The oil industry is experiencing its deepest downturn since the 1990s: the price of a barrel of oil has fallen by more than 70 percent since June 2014, and that’s affecting oil companies.
Their earnings are down, so they’re cutting back on exploration and production. Many have gone bankrupt, and an estimated 250,000 oil workers have lost their jobs. Globally, whole economies are impacted, such as Ukraine, which was relying on a now-canceled $10 billion Chevron project to help stimulate its troubled economy.
When are oil prices likely to recover? Many say not to expect a recovery anytime soon. Oil production is not declining fast enough in the U.S. and other countries to drive up prices.

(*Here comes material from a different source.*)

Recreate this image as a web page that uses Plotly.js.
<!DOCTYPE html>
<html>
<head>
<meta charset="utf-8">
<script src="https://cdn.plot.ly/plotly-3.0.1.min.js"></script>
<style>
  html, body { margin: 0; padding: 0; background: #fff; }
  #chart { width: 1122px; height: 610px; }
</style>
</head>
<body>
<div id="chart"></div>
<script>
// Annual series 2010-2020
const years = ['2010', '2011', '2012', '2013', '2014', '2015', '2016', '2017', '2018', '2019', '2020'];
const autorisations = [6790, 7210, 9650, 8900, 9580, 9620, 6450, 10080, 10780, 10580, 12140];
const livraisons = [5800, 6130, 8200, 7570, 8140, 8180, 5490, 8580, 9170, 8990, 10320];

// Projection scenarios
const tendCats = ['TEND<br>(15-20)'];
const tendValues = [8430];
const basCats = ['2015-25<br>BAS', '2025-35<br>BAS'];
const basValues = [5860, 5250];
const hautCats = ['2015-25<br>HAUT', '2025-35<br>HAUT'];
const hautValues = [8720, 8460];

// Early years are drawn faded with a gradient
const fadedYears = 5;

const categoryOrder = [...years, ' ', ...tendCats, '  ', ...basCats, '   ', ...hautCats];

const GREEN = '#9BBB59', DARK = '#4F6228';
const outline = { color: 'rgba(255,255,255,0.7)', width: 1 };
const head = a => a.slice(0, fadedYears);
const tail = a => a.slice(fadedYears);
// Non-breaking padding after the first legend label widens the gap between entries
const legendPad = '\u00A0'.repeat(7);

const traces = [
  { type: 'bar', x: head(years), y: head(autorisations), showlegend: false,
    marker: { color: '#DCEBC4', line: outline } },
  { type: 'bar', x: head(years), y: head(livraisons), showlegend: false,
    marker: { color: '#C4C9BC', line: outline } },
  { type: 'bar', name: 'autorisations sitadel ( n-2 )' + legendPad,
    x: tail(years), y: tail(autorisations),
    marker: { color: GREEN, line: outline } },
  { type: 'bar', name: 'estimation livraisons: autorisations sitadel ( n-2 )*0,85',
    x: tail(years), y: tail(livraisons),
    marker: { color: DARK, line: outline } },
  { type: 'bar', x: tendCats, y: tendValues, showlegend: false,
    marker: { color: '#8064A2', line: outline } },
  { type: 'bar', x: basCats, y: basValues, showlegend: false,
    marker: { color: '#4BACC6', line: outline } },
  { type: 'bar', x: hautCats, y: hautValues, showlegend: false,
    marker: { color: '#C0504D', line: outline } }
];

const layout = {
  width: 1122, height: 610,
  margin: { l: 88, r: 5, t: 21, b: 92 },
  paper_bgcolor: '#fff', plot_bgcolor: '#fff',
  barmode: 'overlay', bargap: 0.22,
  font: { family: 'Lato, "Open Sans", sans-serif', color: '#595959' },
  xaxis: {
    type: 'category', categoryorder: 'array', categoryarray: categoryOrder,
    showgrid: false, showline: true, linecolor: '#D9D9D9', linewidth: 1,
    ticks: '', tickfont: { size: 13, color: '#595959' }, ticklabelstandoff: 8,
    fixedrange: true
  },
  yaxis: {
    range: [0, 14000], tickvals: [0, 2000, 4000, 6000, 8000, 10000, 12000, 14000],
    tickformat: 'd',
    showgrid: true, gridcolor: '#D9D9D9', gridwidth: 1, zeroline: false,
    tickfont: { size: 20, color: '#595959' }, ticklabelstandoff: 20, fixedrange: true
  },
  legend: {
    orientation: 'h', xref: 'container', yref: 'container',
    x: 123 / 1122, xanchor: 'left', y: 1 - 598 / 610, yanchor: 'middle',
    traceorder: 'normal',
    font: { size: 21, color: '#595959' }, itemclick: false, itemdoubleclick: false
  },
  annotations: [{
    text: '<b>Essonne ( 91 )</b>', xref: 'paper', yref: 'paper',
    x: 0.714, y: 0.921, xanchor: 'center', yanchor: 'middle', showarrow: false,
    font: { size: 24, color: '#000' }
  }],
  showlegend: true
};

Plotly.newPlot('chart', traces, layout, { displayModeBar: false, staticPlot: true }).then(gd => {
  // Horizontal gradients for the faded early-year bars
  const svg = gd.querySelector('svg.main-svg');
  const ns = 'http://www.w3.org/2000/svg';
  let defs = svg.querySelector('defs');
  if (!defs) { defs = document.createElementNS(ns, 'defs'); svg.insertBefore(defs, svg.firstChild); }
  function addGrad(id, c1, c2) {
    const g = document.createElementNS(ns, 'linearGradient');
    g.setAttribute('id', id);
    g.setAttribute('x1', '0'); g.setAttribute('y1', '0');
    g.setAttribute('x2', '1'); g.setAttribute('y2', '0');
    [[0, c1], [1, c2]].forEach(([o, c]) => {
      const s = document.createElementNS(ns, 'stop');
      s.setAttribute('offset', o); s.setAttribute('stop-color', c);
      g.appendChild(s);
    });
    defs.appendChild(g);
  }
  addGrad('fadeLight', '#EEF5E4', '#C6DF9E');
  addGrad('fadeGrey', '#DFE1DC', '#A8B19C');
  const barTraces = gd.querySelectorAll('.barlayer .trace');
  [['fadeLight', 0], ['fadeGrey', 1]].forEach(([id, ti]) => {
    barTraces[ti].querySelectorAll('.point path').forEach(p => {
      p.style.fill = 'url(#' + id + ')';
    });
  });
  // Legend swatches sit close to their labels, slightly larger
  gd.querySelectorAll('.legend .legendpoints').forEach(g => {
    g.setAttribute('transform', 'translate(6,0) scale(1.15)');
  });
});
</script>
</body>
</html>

So it could be years before prices return to $90 or $100 a barrel-the norm over the past decade. So what does that mean for you as a consumer?

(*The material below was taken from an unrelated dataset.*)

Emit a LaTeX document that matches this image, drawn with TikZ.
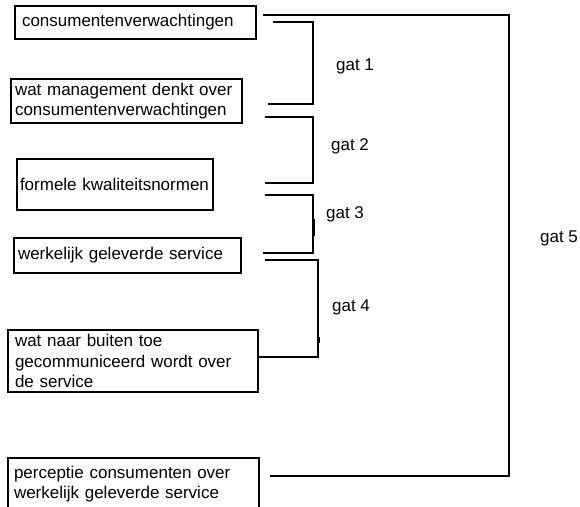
\documentclass[tikz,border=0pt]{standalone}
\usepackage{fontspec}
\setmainfont{Liberation Sans}
\begin{document}
\begin{tikzpicture}[x=1pt,y=-1pt,
  box/.style={draw=black,line width=1.2pt,rectangle,inner xsep=5pt,inner ysep=0pt,align=left,font=\fontsize{17}{20.5}\selectfont},
  gap/.style={font=\fontsize{17}{20.5}\selectfont,inner sep=0pt},
  con/.style={draw=black,line width=1.4pt},
  thickmark/.style={draw=black,line width=3pt}]
\clip (0,0) rectangle (580,506);
\fill[white] (0,0) rectangle (580,506);
% boxes
\node[box,inner xsep=7pt,minimum width=241pt,minimum height=33pt,text width=227pt] (b1) at (135.5,22.5) {consumentenverwachtingen};
\node[box,inner xsep=4pt,minimum width=231pt,minimum height=44pt,text width=223pt] (b2) at (126.5,101) {wat management denkt over\\consumentenverwachtingen};
\node[box,inner xsep=3pt,minimum width=196pt,minimum height=51pt,text width=190pt] (b3) at (115,184.5) {\mbox{formele kwaliteitsnormen}};
\node[box,inner xsep=4pt,minimum width=227pt,minimum height=35pt,text width=219pt] (b4) at (127.5,255.5) {werkelijk geleverde service};
\node[box,inner xsep=7pt,minimum width=250pt,minimum height=62pt,text width=236pt] (b5) at (133,361) {wat naar buiten toe\\gecommuniceerd wordt over\\de service};
\node[box,inner xsep=6pt,minimum width=251pt,minimum height=52pt,text width=239pt] (b6) at (133.5,484) {perceptie consumenten over\\werkelijk geleverde service};
% connector end points
\coordinate (g5a) at (263,15);  \coordinate (g5b) at (509,15);  \coordinate (g5c) at (509,476); \coordinate (g5d) at (270,476);
\coordinate (g1a) at (273,22);  \coordinate (g1b) at (313,22);  \coordinate (g1c) at (313,104); \coordinate (g1d) at (268,104);
\coordinate (g2a) at (265,117); \coordinate (g2b) at (313,117); \coordinate (g2c) at (313,183); \coordinate (g2d) at (265,183);
\coordinate (g3a) at (265,195); \coordinate (g3b) at (313,195); \coordinate (g3c) at (313,253); \coordinate (g3d) at (263,253);
\coordinate (g4a) at (265,260); \coordinate (g4b) at (318,260); \coordinate (g4c) at (318,357); \coordinate (g4d) at (257,357);
\coordinate (m3a) at (313,219); \coordinate (m3b) at (313,236);
\coordinate (m4a) at (318,337); \coordinate (m4b) at (318,343);
% brackets
\draw[con] (g5a) -- (g5b) -- (g5c) -- (g5d);
\draw[con] (g1a) -- (g1b) -- (g1c) -- (g1d);
\draw[con] (g2a) -- (g2b) -- (g2c) -- (g2d);
\draw[con] (g3a) -- (g3b) -- (g3c) -- (g3d);
\draw[con] (g4a) -- (g4b) -- (g4c) -- (g4d);
\draw[thickmark] (m3a) -- (m3b);
\draw[thickmark] (m4a) -- (m4b);
% labels
\node[gap] (l1) at (355,66) {gat 1};
\node[gap] (l2) at (350,146) {gat 2};
\node[gap] (l3) at (345,214) {gat 3};
\node[gap] (l4) at (351,307) {gat 4};
\node[gap] (l5) at (559,238) {gat 5};
\end{tikzpicture}
\end{document}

Gasoline, heating oil, and natural gas prices have fallen. Airline and shipping costs may follow. That means more money in your pocket, and benefits for the economy. According to the International Monetary Fund, a 10 percent decline in the oil price is associated with around a 0.2 percent increase in global gross domestic product as consumers spend their gains.
On the downside, the financial markets are rattled, and that can hurt your portfolio.
In times like these, it’s important to remember that investing is about taking the appropriate view for your particular time horizon. And if you’re saving for a distant retirement, that means adopting a long-term perspective.